Continua actual a análise
apresentada há uns anos por Agostinho da Silva. No seu ensaio “Bárbaros à
Porta”, publicado n’ As Aproximações,
avisou-nos de que “[…] a língua do verdadeiro entendimento, da fraternidade, da
convivência, das ideias mais sugeridas que impostas […]; a língua, quase diríamos
de silêncio, que levava a que se entendessem os espíritos sem que de mais
vibrasse o ar, vai sendo cada vez mais sufocada pelos que sabem gritar […]; a
época é de vitória para quem empurra e clama […]”. Segundo o filósofo, essa
barbárie – de braço dado com as mais variadas formas de gritaria e de ruído,
num mundo em que “tudo o que não for compreendido será destruído” – “não se
caracteriza nem por uma raça nem por um credo: é uma forma generalizada de
comportamento humano. E todas as circunstâncias são de molde a favorecer a sua
vitória: uma vitória temporária, mas que pode durar séculos”.
A razão está portanto do
lado daqueles que têm apontado no nosso tempo e no nosso espaço uma muito grave
erosão da democracia, logo da dignidade da pessoa humana. Para aquilatarmos o
que está a suceder, já não chega identificarmos e arrolarmos as mais habituais
formas de exclusão económica e social. Temos de saber identificar e expor em
público aqueles que as exploram e, dizendo combatê-las “generosamente”, antes contribuem
para a sua manutenção transfigurada por muito mais tempo, ao manipularem as
legítimas expectativas dos seus semelhantes, transformando-as em material de
construção de um poder discricionário. Não têm qualquer intenção nem vontade de
resolver seja o que for.
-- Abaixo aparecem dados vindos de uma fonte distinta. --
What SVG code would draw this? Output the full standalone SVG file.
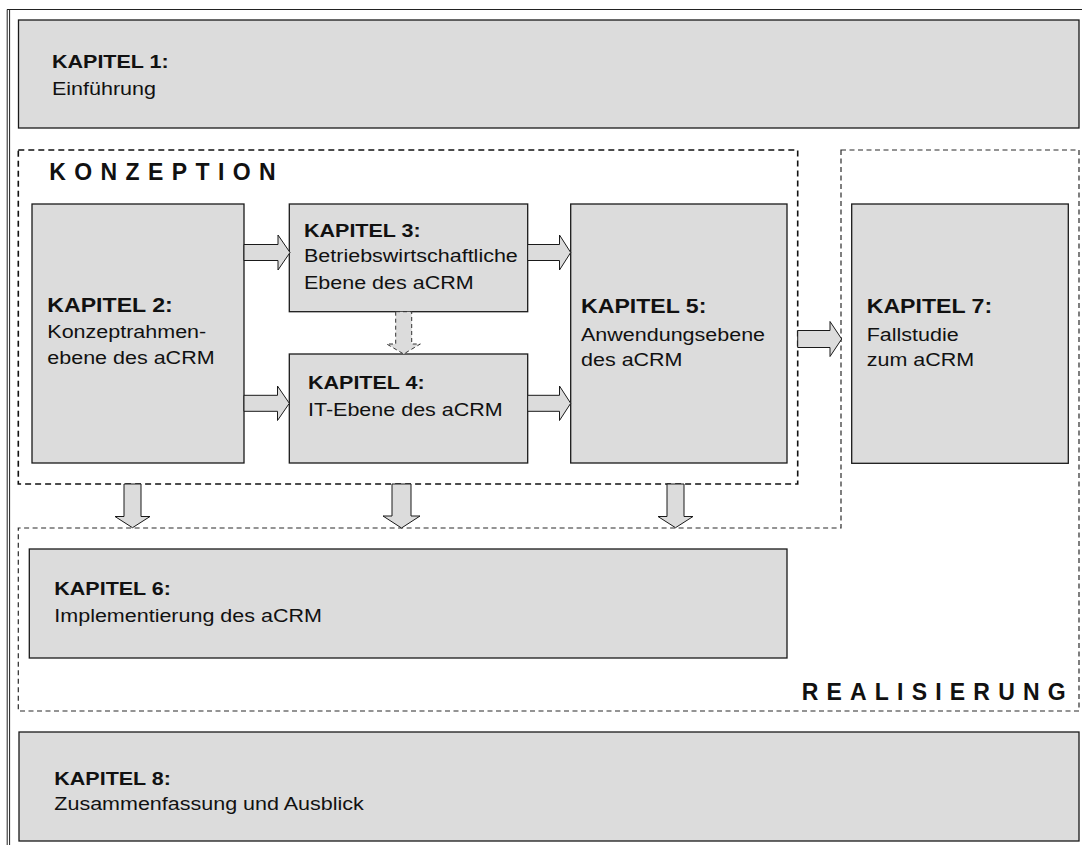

Tudo tem, na sua estratégia, o mesmo valor
instrumental. Os outros, sejam eles quem forem, não passam de degraus que
pretendem pisar e subir o mais depressa possível e sem quaisquer atropelos pelo
caminho. Nem que seja espezinhando a cabeça daqueles que ousarem levantá-la. Nem
que seja qualificando como “bárbaros” ou inimigos, sem direito à cidadania
plena, todos quantos atentarem contra o seu desejo de domínio ou de manipulação.